Prep for money
Raising money for your new business is not always as difficult as some folks may lead you to believe; and while my intention here is not to paint too a rosy picture of getting the business start-up money – or – you need, the fact remains that if you are adequately prepared with the necessary documents and reports that should be presented in support of your business idea and venture capital request, it will be much easier than being unprepared or poorly represented document wise. This is true especially if you have an idea which could make you and your financial backer(s) rich.
Any time you want to raise money, the first – and perhaps most important – step you take must be putting together a well prepared prospectus (templates available on the Web) which should include a resume of your background, your education, training, experience and any other personal qualities that might be counted as positive attributes that support your potential success. It is also a good idea to list any personal loans you were approved for in the past; what those loans were for; and your history of satisfactorily paying them off.
Plan for money
It is important that you have a detailed plan outlining how the money you are requesting is going to be used; and whether or not it is for an existing business because, if so, you will also need a profit and loss statement for at least the preceding six months – although 12 months may be more helpful to your potential backer – and a plan showing how this additional will produce greater profits. If it’s a new business, you’ll have to show your proposed business plan, your marketing research and projected costs, as well as your anticipated income figures with a summary for each year, over at least a three year period.

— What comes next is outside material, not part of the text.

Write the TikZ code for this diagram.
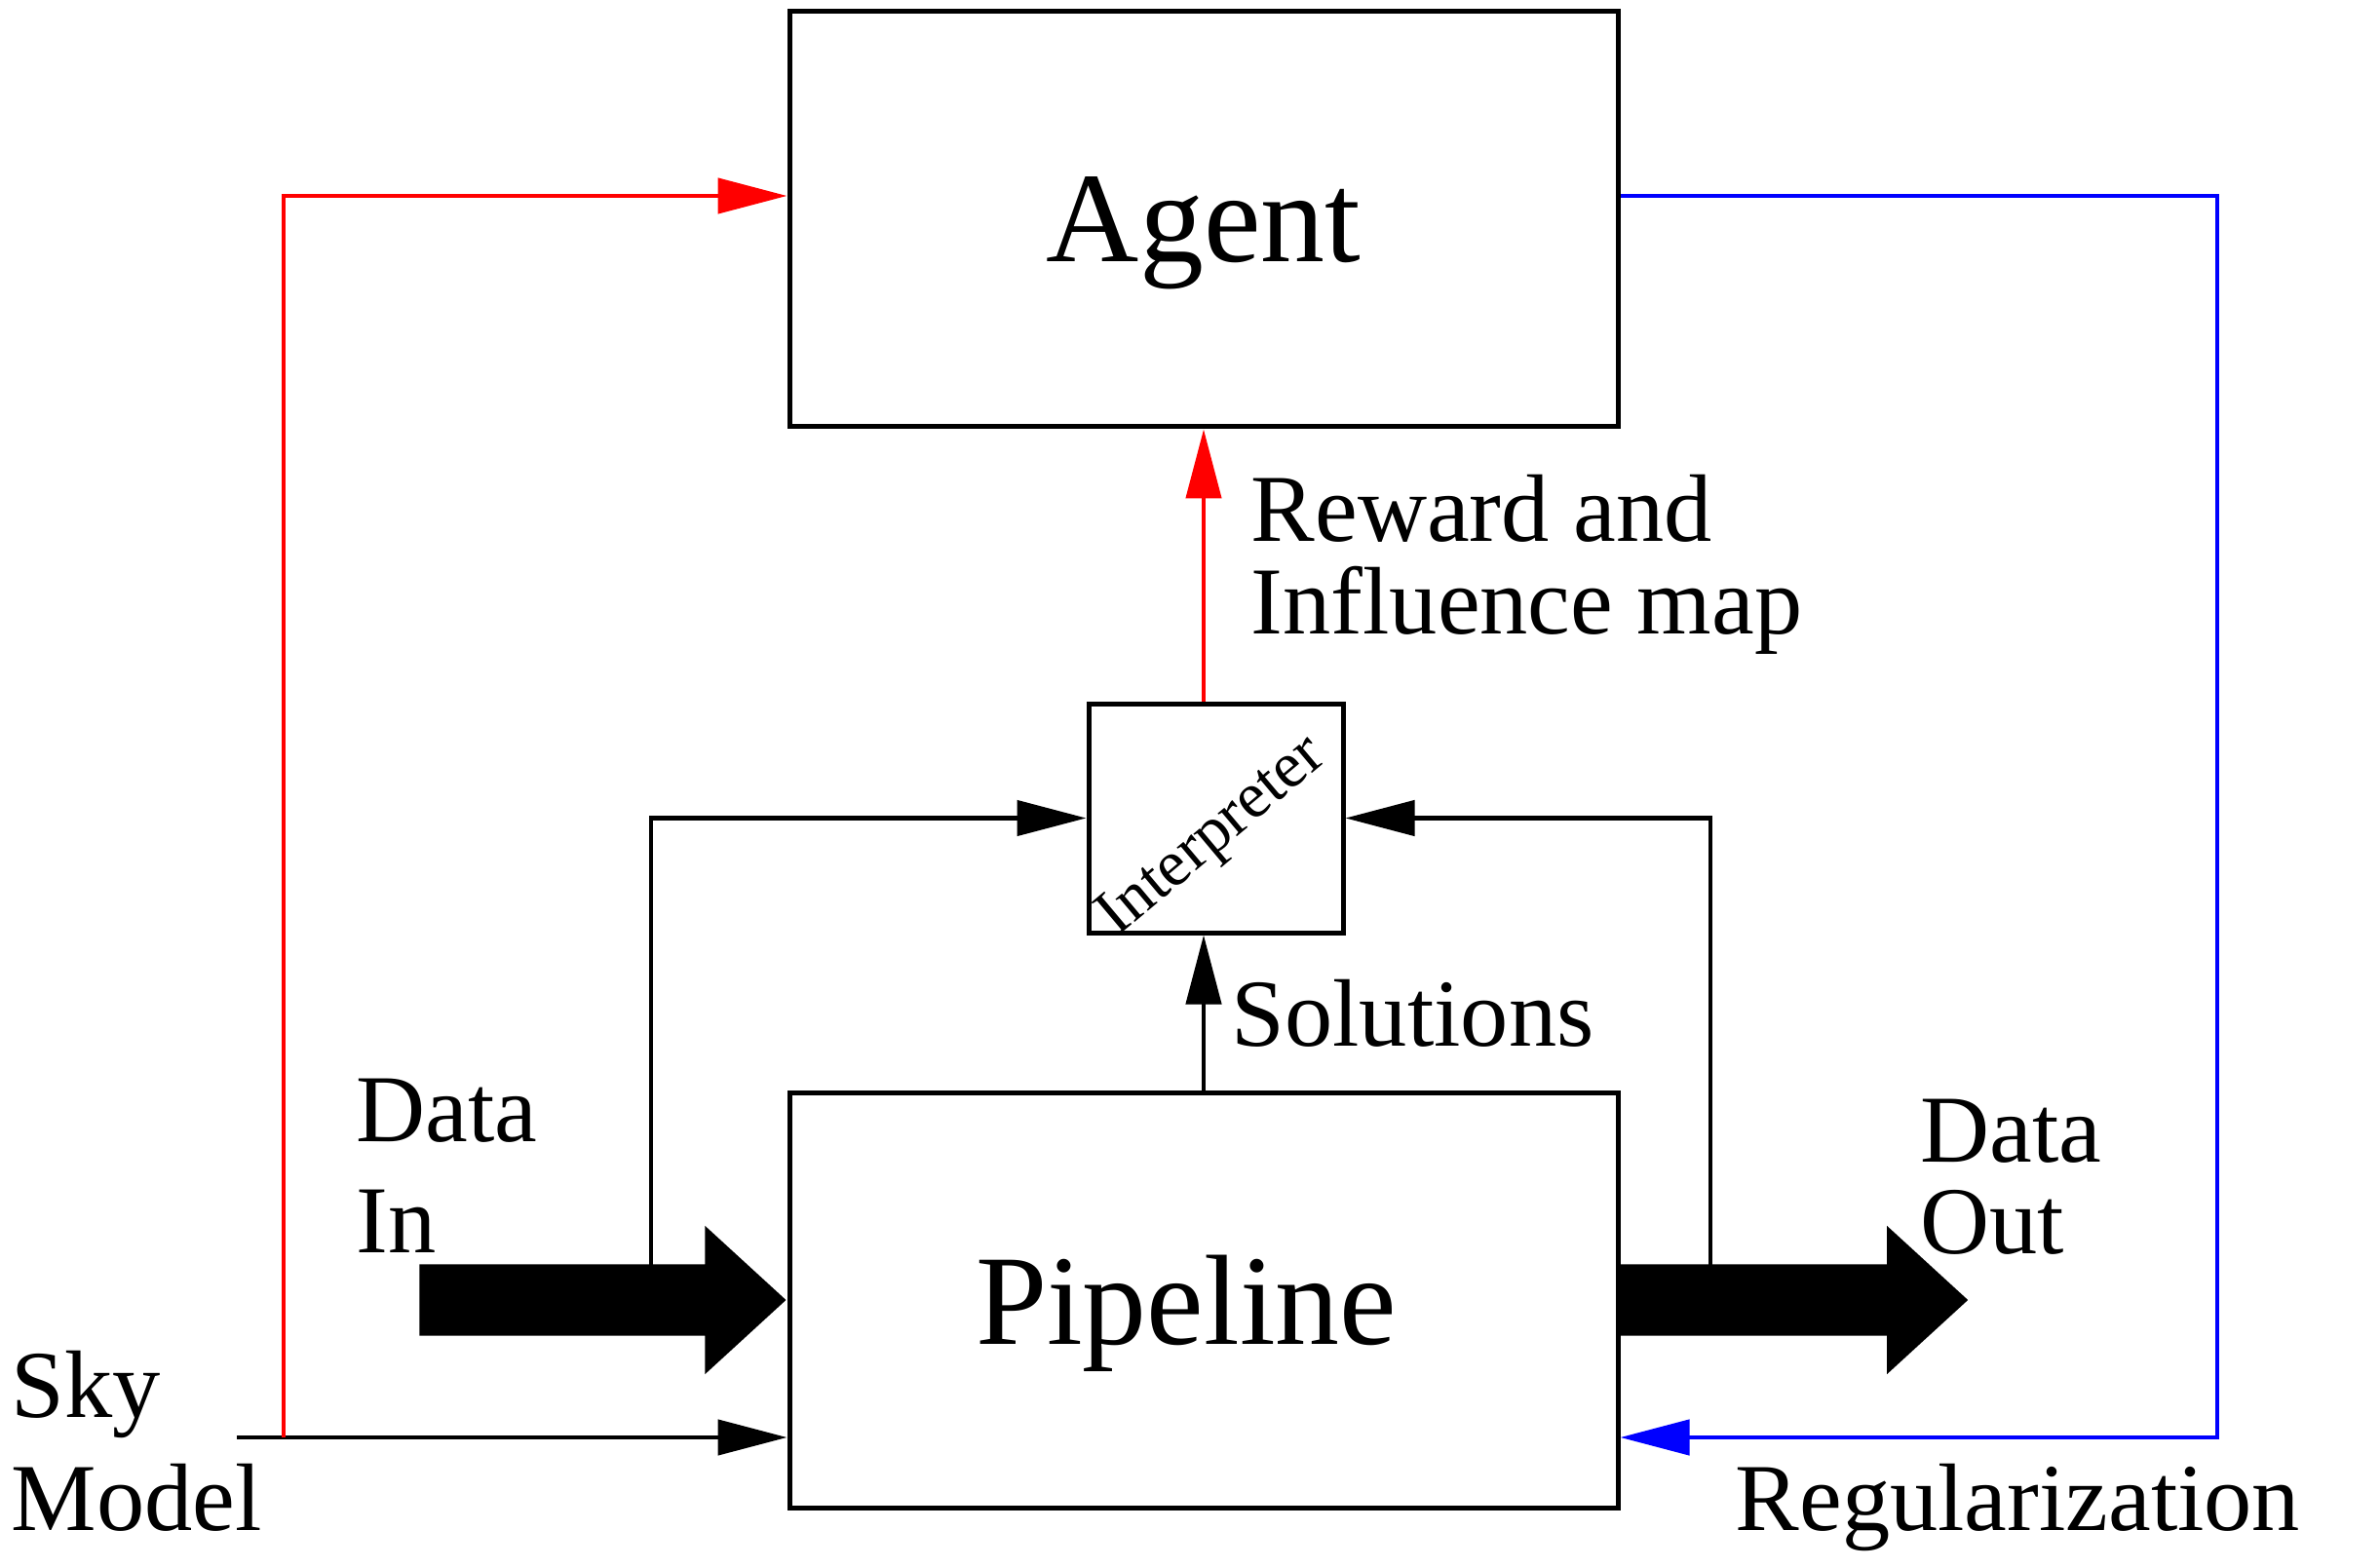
\documentclass[tikz,border=0pt]{standalone}
\usepackage{fontspec}
\setmainfont{Liberation Serif}
\usetikzlibrary{shapes,arrows.meta,calc}

\begin{document}
\begin{tikzpicture}[x=0.1mm,y=0.1mm,
		box/.style={draw, line width=0.5mm, inner sep=0pt},
		wire/.style={line width=0.45mm, -{Triangle[length=7.1mm,width=3.6mm]}},
		fatarrow/.style={single arrow, fill=black, inner xsep=0pt, inner ysep=3.6mm, single arrow head extend=3.95mm, single arrow tip angle=85, single arrow head indent=0pt},
		lbl/.style={anchor=base west, align=left, inner sep=0pt}]
			\useasboundingbox (0,0) rectangle (2442,1608);
			\node[box, minimum width=85mm, minimum height=42.6mm, text depth=0pt, font=\fontsize{37.5}{40}\selectfont] (agent) at (1235,1383) {Agent};
			\node[box, minimum width=85mm, minimum height=42.6mm, text depth=0pt, font=\fontsize{37.5}{40}\selectfont] (pipe) at (1235,274) {Pipeline\hspace*{3.6mm}};
			\node[box, minimum width=26.1mm, minimum height=23.5mm, label={[rotate=40, xshift=-1.5mm, yshift=-1.4mm, font=\fontsize{19}{20}\selectfont]center:Interpreter}] (interp) at (1247.5,768.5) {};
			\draw[wire] (pipe.north) -- (pipe.north |- interp.south);
			\draw[wire, red] (agent.south |- interp.north) -- (agent.south);
			\node[fatarrow, minimum height=37.6mm, anchor=tip] (datain) at (pipe.west) {};
			\node[fatarrow, minimum height=35.6mm, anchor=tail] (dataout) at (pipe.east) {};
			\coordinate (tapin) at (668,308);
			\coordinate (tapout) at (1755,308);
			\draw[wire] (tapin) |- (interp.west);
			\draw[wire] (tapout) |- (interp.east);
			\coordinate (skyin) at (243,133);
			\coordinate (skyfork) at (291,133);
			\coordinate (regcorner) at (2275,133);
			\draw[wire] (skyin) -- (pipe.west |- skyin);
			\draw[wire, red] (skyfork) |- ($(agent.west)+(0,24)$);
			\draw[wire, blue] ($(agent.east)+(0,24)$) -| (regcorner) -- (pipe.east |- regcorner);
			\node[lbl, font=\fontsize{28}{27}\selectfont] (reward) at (1283,958) {Reward and\\Influence map};
			\node[lbl, font=\fontsize{28}{32}\selectfont] (solutions) at (1263,535) {Solutions};
			\node[lbl, font=\fontsize{28}{32.4}\selectfont] (datainlbl) at (365,323) {Data\\In};
			\node[lbl, font=\fontsize{28}{26.5}\selectfont] (dataoutlbl) at (1970,322) {Data\\Out};
			\node[lbl, font=\fontsize{28}{33}\selectfont] (sky) at (11,38) {Sky\\Model};
			\node[lbl, font=\fontsize{28}{32}\selectfont] (reg) at (1780,38) {Regularization};
		\end{tikzpicture}
\end{document}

The most beneficial strategy might be to base your cost estimates high, and your income projections should be based on minimal returns. This approach will enable you to survive through those predictably turbulent times (ups and downs) inherent in any start-up business. You should also describe what makes your business unique – how it differs from your competition – and explain any opportunities for expansion or development of secondary products.
Proposed ROI
Perhaps one of the most important area of your prospectus is the section dealing with your investor’s ROI (return on investment). You should outline precisely what you are offering the investor in return for the use of his/her money. S/he will want to know the percentage of interest you are willing to pay, and whether it will be paid on a monthly, quarterly or annual basis. Also s/he will want to know – and may even inquire – if you intend to offer any percentage of the profits; a percentage of the business; or a seat at the table of your board of directors.
Most investors use their money to make more money, and they often want to make as much as they can, regardless of whether the investment is made in a short-term or long-term deal. So in order to attract a good and reputable investor and get that person/entity interested in putting up the money you need, your offer may have to include the opportunity for a return of big profits; but the offer must also be precise and detailed, including support of your claims from your marketing research.
High-risk proposition
Venture money investors are usually quite familiar with “high risk” proposals, and yet they all want to minimize their risk as much as possible. Therefore, your prospectus should include a listing of your business and personal assets with documentation – usually in the form of a minimum 3 years tax returns. Your prospective investor may not know anything about you or your business, but if s/he wants to know s/he can certainly pick up a phone or open up a Web browser and learn everything there is to know within a couple of hours.
The point here is this: don’t ever try to con a potential investor. Be honest with him/her by laying all your facts on the table because, in most cases, if you have a good idea and you’ve done your homework properly, an interested investor will understand your position and offer more help than you dared to ask for. When you have your prospectus prepared it is important that you know how much money you need, exactly how it will be used, and how you intend to repay it. Only then will you be fully prepared and ready to start looking for investors.